If missed pickups are a recurring issue in your organization, Zoyride’s Employee Transport Solution is built to address exactly these operational failure points — from roster sync and smart routing to real-time tracking and driver accountability. It’s worth exploring what a more connected setup could look like for your fleet.

FAQs

Q1. What are the most common causes of missed pickups in employee transport?

The most common causes include outdated roster data, manual scheduling errors, lack of real-time tracking, overloaded routes, and no automated alerts for delays. Most missed pickup issues in transport trace back to disconnected data and manual coordination processes.

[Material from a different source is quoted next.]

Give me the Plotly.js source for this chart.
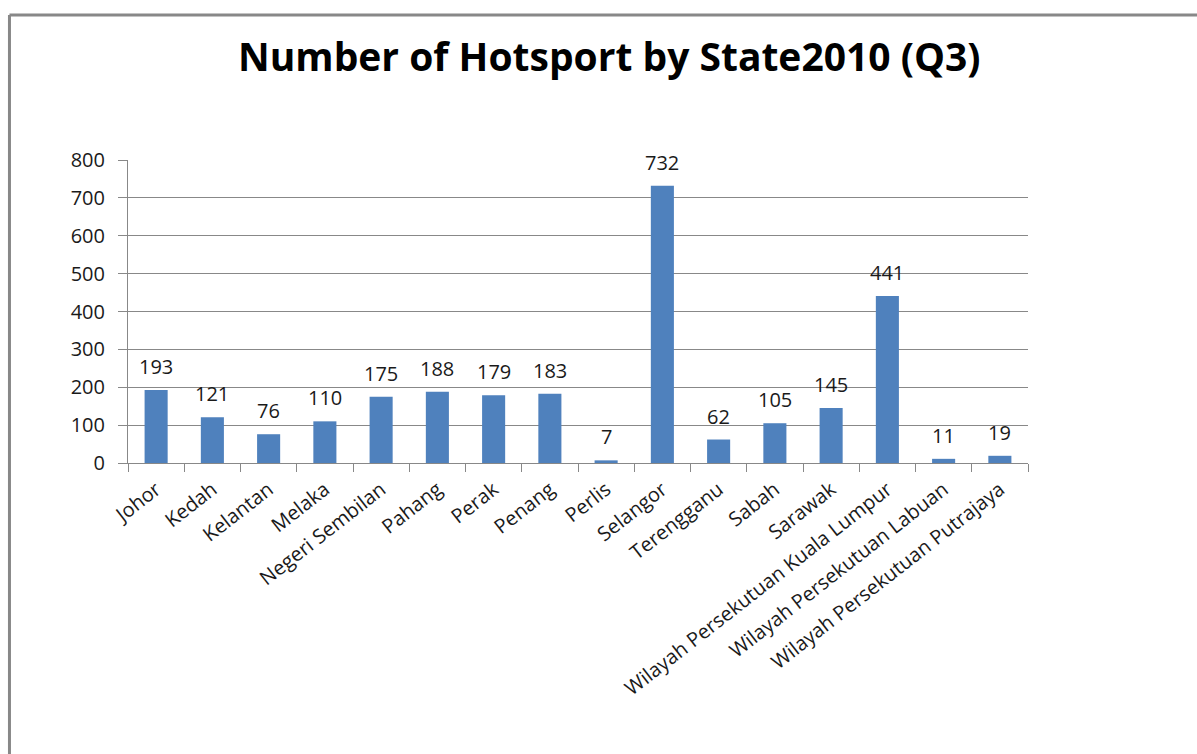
<!DOCTYPE html>
<html>
<head>
<meta charset="utf-8">
<script src="https://cdn.plot.ly/plotly-3.0.1.min.js"></script>
<style>
html, body { margin: 0; padding: 0; background: #ffffff; }
#chart { width: 1197px; height: 754px; }
</style>
</head>
<body>
<div id="chart"></div>
<script>
const states = ["Johor", "Kedah", "Kelantan", "Melaka", "Negeri Sembilan", "Pahang", "Perak", "Penang", "Perlis", "Selangor", "Terengganu", "Sabah", "Sarawak", "Wilayah Persekutuan Kuala Lumpur", "Wilayah Persekutuan Labuan", "Wilayah Persekutuan Putrajaya"];
const hotspots = [193, 121, 76, 110, 175, 188, 179, 183, 7, 732, 62, 105, 145, 441, 11, 19];
const yTicks = [0, 100, 200, 300, 400, 500, 600, 700, 800];
const chartTitle = "Number of Hotsport by State2010 (Q3)";

const FONT = "'Open Sans', 'Liberation Sans', sans-serif";

const trace = {
  type: "bar",
  x: states,
  y: hotspots,
  width: 0.41,
  marker: { color: "#4F81BD", line: { width: 0 } },
  hoverinfo: "x+y"
};

const annotations = states.map((s, i) => ({
  x: s, y: hotspots[i], xref: "x", yref: "y",
  text: String(hotspots[i]),
  showarrow: false, yanchor: "bottom", yshift: 8,
  font: { family: FONT, size: 20, color: "#1a1a1a" }
}));

const layout = {
  width: 1197, height: 754,
  margin: { l: 128, r: 169, t: 160, b: 291 },
  paper_bgcolor: "#ffffff", plot_bgcolor: "#ffffff",
  showlegend: false,
  title: {
    text: "<b>" + chartTitle + "</b>",
    font: { family: FONT, size: 39, color: "#000000" },
    x: 0.509, xref: "container", xanchor: "center",
    y: 0.924, yref: "container", yanchor: "middle"
  },
  xaxis: {
    type: "category",
    range: [-0.5, 15.5],
    tickson: "boundaries",
    ticks: "outside", ticklen: 8, tickcolor: "#888888", tickwidth: 1,
    showline: true, linecolor: "#888888", linewidth: 1,
    showgrid: false,
    tickangle: -38,
    ticklabelstandoff: 6,
    tickfont: { family: FONT, size: 20, color: "#1a1a1a" },
    fixedrange: true
  },
  yaxis: {
    range: [0, 800],
    tickvals: yTicks,
    ticktext: yTicks.map(String),
    ticks: "outside", ticklen: 9, tickcolor: "#888888", tickwidth: 1,
    showline: true, linecolor: "#888888", linewidth: 1,
    showgrid: true, gridcolor: "#888888", gridwidth: 1,
    zeroline: false,
    tickfont: { family: FONT, size: 20, color: "#1a1a1a" },
    ticklabelstandoff: 9,
    fixedrange: true
  },
  annotations: annotations,
  shapes: [
    { type: "line", xref: "paper", yref: "paper", x0: -0.1317, x1: 1.2, y0: 1.4785, y1: 1.4785, line: { color: "#888888", width: 3 } },
    { type: "line", xref: "paper", yref: "paper", x0: -0.1317, x1: -0.1317, y0: 1.4785, y1: -1.0, line: { color: "#888888", width: 3 } }
  ]
};

Plotly.newPlot("chart", [trace], layout, { displayModeBar: false });
</script>
</body>
</html>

Q2. How do employee transport delays affect productivity?

Employee transport delays directly impact punctuality, especially for shift-based operations. Late arrivals affect team handovers, production schedules, and employee morale. Repeated corporate transport delays also increase employee dissatisfaction and attrition.

Q3. Can transport scheduling issues be prevented with software?

Yes. Transport scheduling issues are significantly reduced when organizations use automated scheduling tied to live roster and attendance data. Software-driven dispatch eliminates the manual errors that cause most employee pickup failures.

Q4. What role does real-time tracking play in reducing missed pickups?

Real-time tracking gives employees visibility into cab ETAs, which prevents unnecessary escalations when vehicles are running slightly late. For coordinators, it means live oversight of all active trips — so problems can be addressed before an employee is left stranded.

Q5. How should companies handle last-minute shift changes in their transport system?

The most reliable approach is HRMS integration — where shift updates and attendance changes automatically sync to the transport platform. This removes the dependency on manual communication and ensures the right trips are planned for the right employees every day.